Partitioning

Partitioning is the way to split data into different machines.

Properties of partitions:

Partitions never span multiple machines.

For example, tuples in the same partition must be in the same machine.
Each machine contains one or more partitions.
The number of partitions is configurable.

There are two partitioning in Spark:

Hash partitioning
Range partitioning

Hash partitioning

Hash partitioning tries to spread data evenly across the partitions based on key.

For the tuple (k, v), the partition will be decided by:

val p = k.hashCode() % numPartitions

Range partitioning

Using a range partitioner, keys are partitioned according to:

an ordering for keys
a set of sorted ranges of keys

For example, we have the keys, List(1, 201, 420, 460, 600). We can spread them by a set of ranges: Range(1, 200), Range(200, 400), Range(400, 800)

Apply custom partitioning in Spark

val pairs = purchaseRdd.map(p => (p.id, p.price))

partitionBy

val rangePartitioner = new RangePartitioner(8, pairs) // Spark will figure out the best partitions for us.
val partitioned = pairs.partitionBy(rangePartitioner).persist()

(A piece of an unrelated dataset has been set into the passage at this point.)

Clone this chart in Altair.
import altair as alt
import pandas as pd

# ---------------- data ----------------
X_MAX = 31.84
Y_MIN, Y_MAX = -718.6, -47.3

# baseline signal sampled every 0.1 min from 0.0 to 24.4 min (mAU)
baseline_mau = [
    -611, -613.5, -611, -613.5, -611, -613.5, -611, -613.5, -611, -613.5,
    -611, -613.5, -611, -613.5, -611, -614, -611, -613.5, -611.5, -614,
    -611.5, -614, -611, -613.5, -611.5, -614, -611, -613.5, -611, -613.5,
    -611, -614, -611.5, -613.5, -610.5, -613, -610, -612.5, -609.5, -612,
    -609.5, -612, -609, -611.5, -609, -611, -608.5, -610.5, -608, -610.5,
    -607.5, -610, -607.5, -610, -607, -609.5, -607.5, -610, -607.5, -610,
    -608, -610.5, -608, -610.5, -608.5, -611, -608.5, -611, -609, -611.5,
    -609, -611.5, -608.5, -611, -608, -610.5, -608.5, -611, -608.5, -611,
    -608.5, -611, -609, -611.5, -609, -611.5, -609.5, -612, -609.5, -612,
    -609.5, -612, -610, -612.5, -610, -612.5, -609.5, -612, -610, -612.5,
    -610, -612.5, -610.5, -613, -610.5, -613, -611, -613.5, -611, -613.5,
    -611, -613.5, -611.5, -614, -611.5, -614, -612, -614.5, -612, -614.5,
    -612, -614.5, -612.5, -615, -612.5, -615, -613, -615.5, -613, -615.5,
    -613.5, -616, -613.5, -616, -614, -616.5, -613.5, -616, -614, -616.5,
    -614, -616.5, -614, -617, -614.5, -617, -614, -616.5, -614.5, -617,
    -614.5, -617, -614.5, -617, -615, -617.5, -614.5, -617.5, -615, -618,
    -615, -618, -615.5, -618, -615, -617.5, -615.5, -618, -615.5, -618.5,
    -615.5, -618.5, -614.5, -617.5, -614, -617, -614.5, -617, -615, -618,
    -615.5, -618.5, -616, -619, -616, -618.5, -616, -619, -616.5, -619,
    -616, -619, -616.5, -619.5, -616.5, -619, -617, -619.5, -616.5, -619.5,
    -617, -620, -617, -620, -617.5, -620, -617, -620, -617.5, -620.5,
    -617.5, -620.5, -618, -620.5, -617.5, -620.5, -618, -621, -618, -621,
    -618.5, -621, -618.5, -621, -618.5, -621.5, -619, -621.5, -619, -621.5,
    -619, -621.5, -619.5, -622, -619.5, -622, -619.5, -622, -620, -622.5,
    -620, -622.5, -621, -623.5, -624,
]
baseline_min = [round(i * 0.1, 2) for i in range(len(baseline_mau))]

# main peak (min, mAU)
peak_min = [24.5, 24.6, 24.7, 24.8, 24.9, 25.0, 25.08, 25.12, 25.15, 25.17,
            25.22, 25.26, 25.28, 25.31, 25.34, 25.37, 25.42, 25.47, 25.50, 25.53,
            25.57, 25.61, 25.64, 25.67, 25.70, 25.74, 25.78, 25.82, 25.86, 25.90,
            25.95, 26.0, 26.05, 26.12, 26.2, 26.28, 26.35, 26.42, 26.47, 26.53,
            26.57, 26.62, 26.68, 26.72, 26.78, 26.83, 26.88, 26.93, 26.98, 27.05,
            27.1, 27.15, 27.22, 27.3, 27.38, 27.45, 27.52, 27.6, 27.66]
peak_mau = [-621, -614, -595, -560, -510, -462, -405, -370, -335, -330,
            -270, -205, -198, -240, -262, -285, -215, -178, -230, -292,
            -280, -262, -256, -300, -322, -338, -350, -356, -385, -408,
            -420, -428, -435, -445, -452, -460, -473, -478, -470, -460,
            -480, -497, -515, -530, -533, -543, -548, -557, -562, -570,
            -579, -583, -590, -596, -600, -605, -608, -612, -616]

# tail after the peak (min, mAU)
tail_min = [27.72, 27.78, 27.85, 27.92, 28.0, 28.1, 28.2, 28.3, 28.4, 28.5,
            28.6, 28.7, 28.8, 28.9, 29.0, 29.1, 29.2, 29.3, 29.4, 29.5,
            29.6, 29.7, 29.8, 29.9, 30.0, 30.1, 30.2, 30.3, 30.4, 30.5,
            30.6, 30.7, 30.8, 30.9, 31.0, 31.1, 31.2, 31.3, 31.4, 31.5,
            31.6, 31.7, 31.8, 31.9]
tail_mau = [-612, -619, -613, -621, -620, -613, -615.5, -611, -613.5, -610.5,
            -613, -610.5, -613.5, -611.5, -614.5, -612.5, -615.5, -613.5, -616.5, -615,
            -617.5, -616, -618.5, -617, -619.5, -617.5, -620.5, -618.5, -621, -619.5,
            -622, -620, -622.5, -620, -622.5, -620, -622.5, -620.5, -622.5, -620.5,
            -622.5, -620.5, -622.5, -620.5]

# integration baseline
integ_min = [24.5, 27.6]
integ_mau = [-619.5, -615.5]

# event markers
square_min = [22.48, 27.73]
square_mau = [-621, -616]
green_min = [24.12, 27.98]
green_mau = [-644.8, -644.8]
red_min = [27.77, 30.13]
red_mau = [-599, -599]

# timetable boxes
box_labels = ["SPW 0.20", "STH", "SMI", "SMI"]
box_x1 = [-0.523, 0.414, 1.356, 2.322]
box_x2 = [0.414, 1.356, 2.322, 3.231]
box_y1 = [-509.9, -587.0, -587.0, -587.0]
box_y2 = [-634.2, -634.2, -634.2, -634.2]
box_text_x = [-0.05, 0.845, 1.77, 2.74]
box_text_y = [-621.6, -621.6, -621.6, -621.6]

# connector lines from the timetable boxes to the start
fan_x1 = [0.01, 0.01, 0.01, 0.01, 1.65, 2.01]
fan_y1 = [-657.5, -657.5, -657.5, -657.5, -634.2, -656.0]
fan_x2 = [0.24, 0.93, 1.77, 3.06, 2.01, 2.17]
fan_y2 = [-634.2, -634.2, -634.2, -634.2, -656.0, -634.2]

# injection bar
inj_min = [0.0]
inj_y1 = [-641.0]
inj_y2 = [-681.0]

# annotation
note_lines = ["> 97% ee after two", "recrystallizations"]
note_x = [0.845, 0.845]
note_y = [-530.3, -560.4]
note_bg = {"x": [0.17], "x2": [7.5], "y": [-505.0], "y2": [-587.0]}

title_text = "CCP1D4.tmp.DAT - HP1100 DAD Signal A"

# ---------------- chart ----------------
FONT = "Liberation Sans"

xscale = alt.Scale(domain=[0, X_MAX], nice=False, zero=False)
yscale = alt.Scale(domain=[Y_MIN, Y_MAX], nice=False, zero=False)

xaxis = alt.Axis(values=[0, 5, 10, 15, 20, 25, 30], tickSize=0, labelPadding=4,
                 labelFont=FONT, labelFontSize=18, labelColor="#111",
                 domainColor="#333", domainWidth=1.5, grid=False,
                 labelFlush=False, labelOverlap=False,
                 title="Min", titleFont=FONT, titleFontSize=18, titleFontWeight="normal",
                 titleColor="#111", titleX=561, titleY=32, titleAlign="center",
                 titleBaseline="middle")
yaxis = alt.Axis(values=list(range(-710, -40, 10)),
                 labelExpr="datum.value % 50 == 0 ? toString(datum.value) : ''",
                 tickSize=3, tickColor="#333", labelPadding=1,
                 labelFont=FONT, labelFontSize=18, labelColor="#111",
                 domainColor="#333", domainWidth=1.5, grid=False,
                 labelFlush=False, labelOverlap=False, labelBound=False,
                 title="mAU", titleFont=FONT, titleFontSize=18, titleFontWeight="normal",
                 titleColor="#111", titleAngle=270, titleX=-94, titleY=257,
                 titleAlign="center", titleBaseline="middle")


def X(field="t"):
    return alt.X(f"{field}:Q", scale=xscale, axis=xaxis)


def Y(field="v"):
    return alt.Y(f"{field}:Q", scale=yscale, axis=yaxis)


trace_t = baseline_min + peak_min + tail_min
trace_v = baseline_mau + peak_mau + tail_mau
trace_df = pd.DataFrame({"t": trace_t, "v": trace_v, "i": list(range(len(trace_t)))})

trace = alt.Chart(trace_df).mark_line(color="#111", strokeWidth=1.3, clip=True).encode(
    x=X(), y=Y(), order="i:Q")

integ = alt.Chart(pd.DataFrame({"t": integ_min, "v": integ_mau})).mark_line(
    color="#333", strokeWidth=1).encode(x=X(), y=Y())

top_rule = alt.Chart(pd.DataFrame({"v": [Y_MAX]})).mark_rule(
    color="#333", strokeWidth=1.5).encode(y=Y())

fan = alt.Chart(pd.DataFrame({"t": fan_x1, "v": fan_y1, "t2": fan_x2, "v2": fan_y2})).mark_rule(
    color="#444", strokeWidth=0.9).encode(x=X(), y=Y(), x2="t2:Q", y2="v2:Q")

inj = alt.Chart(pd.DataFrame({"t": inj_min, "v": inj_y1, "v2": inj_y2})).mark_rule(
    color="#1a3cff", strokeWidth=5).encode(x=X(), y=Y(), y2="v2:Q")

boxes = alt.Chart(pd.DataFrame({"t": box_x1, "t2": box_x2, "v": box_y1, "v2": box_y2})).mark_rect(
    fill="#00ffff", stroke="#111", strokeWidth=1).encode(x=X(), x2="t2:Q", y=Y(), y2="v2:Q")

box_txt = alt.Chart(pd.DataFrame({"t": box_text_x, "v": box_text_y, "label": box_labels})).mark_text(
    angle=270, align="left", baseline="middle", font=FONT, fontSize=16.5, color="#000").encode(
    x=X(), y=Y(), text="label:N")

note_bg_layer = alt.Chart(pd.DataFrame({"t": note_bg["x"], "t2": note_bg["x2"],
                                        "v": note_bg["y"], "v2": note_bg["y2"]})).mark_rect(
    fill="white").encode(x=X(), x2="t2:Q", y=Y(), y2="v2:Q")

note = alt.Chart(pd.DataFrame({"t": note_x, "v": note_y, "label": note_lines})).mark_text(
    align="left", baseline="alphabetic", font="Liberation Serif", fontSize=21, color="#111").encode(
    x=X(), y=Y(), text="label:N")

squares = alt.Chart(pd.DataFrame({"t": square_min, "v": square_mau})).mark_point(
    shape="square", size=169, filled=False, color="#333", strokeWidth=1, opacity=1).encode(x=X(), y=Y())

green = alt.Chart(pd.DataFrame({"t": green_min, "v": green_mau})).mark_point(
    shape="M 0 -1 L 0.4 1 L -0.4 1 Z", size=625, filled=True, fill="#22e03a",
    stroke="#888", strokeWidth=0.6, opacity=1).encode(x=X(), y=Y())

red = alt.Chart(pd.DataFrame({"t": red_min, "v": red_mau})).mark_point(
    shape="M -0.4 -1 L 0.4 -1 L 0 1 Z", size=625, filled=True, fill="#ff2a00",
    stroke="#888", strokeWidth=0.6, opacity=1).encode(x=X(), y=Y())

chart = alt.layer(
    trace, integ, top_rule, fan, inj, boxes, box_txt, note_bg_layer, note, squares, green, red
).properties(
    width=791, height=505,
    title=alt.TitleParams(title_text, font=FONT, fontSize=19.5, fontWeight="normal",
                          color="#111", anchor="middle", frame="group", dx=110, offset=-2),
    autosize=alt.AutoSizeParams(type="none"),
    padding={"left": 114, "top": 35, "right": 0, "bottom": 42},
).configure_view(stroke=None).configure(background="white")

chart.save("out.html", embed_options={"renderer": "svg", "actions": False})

persist() here is important. We don't want to partition the data again and again. It's better to keep it in the memory.

Transformation

Some transformation will partition the data automatically.

For example, sortByKey used range partitioning by default, and groupbyKey use hash partitioning.

Other transformations are join (and 2 other outer join), reduceByKey, groupWith, foldByKey, combineByKey, etc.
Some transformations will partition the data *only if it's applied on a partitioned RDD.

For example, mapValues, flatMapValues, filter.
Some transformations won't parition.

e.g. map, flatMap. These transformation may change the keys. That's why they won't partition.

Attention: If we apply these transformations on partitioned RDD, the partitions will lose!

Advantage of partitioning

Partitioning will boost up the performance.

Previously, we compared that reduceByKey improves the performance by reducing on the same node before shuffling.

Partitioning shares the same idea. It reduces shuffling, too.

Therefore, the best practice is applying reduceByKey on partitioned RDD.

val cost = purchases
  .map(p => (p.id, (1, p.price)))
  .reduceByKey((a, b) => (a._1 + b._1, a._2 + b._2))
  .count()

// Command took 4.65s

val rangePartitioner = new RangePartitioner(8, purchases)
val partitionedPurchases = purchases.partitionBy(rangePartitioner).persist()

val cost = partitionedPurchases
  .map(p => (p.id, (1, p.price)))
  .reduceByKey((a, b) => (a._1 + b._1, a._2 + b._2))
  .count()

// Command took 1.79s

Partitioning is almost 4 times faster.